- _Stated exercise_
Your job is to retype all of the data word for word, leaving every image out.

- _Supplied material_
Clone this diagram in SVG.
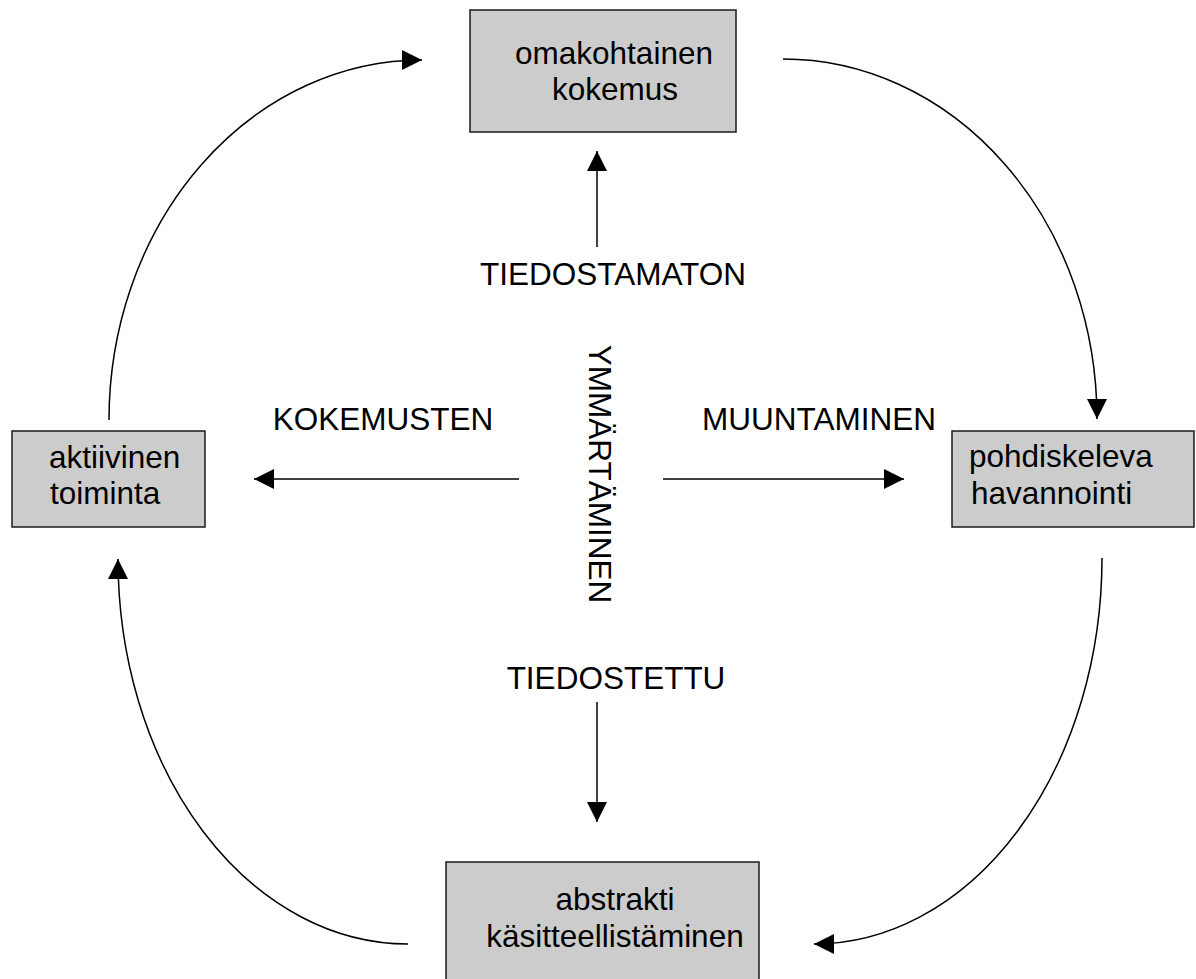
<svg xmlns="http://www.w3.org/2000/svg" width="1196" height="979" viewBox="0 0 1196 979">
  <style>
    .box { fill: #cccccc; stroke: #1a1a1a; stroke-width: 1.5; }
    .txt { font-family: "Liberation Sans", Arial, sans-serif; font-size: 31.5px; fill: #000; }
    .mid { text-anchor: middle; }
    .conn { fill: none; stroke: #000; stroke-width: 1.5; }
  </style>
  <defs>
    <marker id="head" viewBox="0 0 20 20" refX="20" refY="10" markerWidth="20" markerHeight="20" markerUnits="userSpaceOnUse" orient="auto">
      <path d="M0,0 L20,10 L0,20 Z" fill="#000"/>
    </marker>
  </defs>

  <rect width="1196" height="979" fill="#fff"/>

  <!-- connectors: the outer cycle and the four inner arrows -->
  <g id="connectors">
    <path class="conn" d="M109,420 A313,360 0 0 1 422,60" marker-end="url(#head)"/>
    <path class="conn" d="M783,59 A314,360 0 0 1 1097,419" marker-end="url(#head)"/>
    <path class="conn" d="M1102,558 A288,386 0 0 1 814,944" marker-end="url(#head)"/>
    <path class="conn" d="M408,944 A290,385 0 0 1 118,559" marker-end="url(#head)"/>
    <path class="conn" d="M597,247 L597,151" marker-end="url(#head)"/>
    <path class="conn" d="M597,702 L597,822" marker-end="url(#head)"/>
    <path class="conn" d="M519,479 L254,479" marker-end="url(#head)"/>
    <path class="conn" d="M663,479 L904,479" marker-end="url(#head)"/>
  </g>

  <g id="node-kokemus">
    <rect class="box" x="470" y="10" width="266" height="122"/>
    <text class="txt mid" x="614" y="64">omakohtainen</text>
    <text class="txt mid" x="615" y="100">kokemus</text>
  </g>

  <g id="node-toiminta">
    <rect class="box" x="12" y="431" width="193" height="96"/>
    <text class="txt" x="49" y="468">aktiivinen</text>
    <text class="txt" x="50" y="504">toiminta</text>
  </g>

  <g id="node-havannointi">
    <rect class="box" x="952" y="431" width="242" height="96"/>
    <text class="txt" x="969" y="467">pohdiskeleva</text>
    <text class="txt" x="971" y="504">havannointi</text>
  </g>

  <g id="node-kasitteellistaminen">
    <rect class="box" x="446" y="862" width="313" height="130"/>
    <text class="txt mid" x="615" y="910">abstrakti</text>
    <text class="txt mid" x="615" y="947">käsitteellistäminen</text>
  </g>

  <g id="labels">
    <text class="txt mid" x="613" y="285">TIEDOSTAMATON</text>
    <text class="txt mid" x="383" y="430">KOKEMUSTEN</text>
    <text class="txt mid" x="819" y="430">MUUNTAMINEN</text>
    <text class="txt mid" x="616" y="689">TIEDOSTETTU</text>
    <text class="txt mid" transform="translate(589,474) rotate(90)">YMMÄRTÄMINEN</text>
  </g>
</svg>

- _Problem solution_
Clone this diagram in SVG.
<svg xmlns="http://www.w3.org/2000/svg" width="1196" height="979" viewBox="0 0 1196 979">
  <style>
    .box { fill: #cccccc; stroke: #1a1a1a; stroke-width: 1.5; }
    .txt { font-family: "Liberation Sans", Arial, sans-serif; font-size: 31.5px; fill: #000; }
    .mid { text-anchor: middle; }
    .conn { fill: none; stroke: #000; stroke-width: 1.5; }
  </style>
  <defs>
    <marker id="head" viewBox="0 0 20 20" refX="20" refY="10" markerWidth="20" markerHeight="20" markerUnits="userSpaceOnUse" orient="auto">
      <path d="M0,0 L20,10 L0,20 Z" fill="#000"/>
    </marker>
  </defs>

  <rect width="1196" height="979" fill="#fff"/>

  <!-- connectors: the outer cycle and the four inner arrows -->
  <g id="connectors">
    <path class="conn" d="M109,420 A313,360 0 0 1 422,60" marker-end="url(#head)"/>
    <path class="conn" d="M783,59 A314,360 0 0 1 1097,419" marker-end="url(#head)"/>
    <path class="conn" d="M1102,558 A288,386 0 0 1 814,944" marker-end="url(#head)"/>
    <path class="conn" d="M408,944 A290,385 0 0 1 118,559" marker-end="url(#head)"/>
    <path class="conn" d="M597,247 L597,151" marker-end="url(#head)"/>
    <path class="conn" d="M597,702 L597,822" marker-end="url(#head)"/>
    <path class="conn" d="M519,479 L254,479" marker-end="url(#head)"/>
    <path class="conn" d="M663,479 L904,479" marker-end="url(#head)"/>
  </g>

  <g id="node-kokemus">
    <rect class="box" x="470" y="10" width="266" height="122"/>
    <text class="txt mid" x="614" y="64">omakohtainen</text>
    <text class="txt mid" x="615" y="100">kokemus</text>
  </g>

  <g id="node-toiminta">
    <rect class="box" x="12" y="431" width="193" height="96"/>
    <text class="txt" x="49" y="468">aktiivinen</text>
    <text class="txt" x="50" y="504">toiminta</text>
  </g>

  <g id="node-havannointi">
    <rect class="box" x="952" y="431" width="242" height="96"/>
    <text class="txt" x="969" y="467">pohdiskeleva</text>
    <text class="txt" x="971" y="504">havannointi</text>
  </g>

  <g id="node-kasitteellistaminen">
    <rect class="box" x="446" y="862" width="313" height="130"/>
    <text class="txt mid" x="615" y="910">abstrakti</text>
    <text class="txt mid" x="615" y="947">käsitteellistäminen</text>
  </g>

  <g id="labels">
    <text class="txt mid" x="613" y="285">TIEDOSTAMATON</text>
    <text class="txt mid" x="383" y="430">KOKEMUSTEN</text>
    <text class="txt mid" x="819" y="430">MUUNTAMINEN</text>
    <text class="txt mid" x="616" y="689">TIEDOSTETTU</text>
    <text class="txt mid" transform="translate(589,474) rotate(90)">YMMÄRTÄMINEN</text>
  </g>
</svg>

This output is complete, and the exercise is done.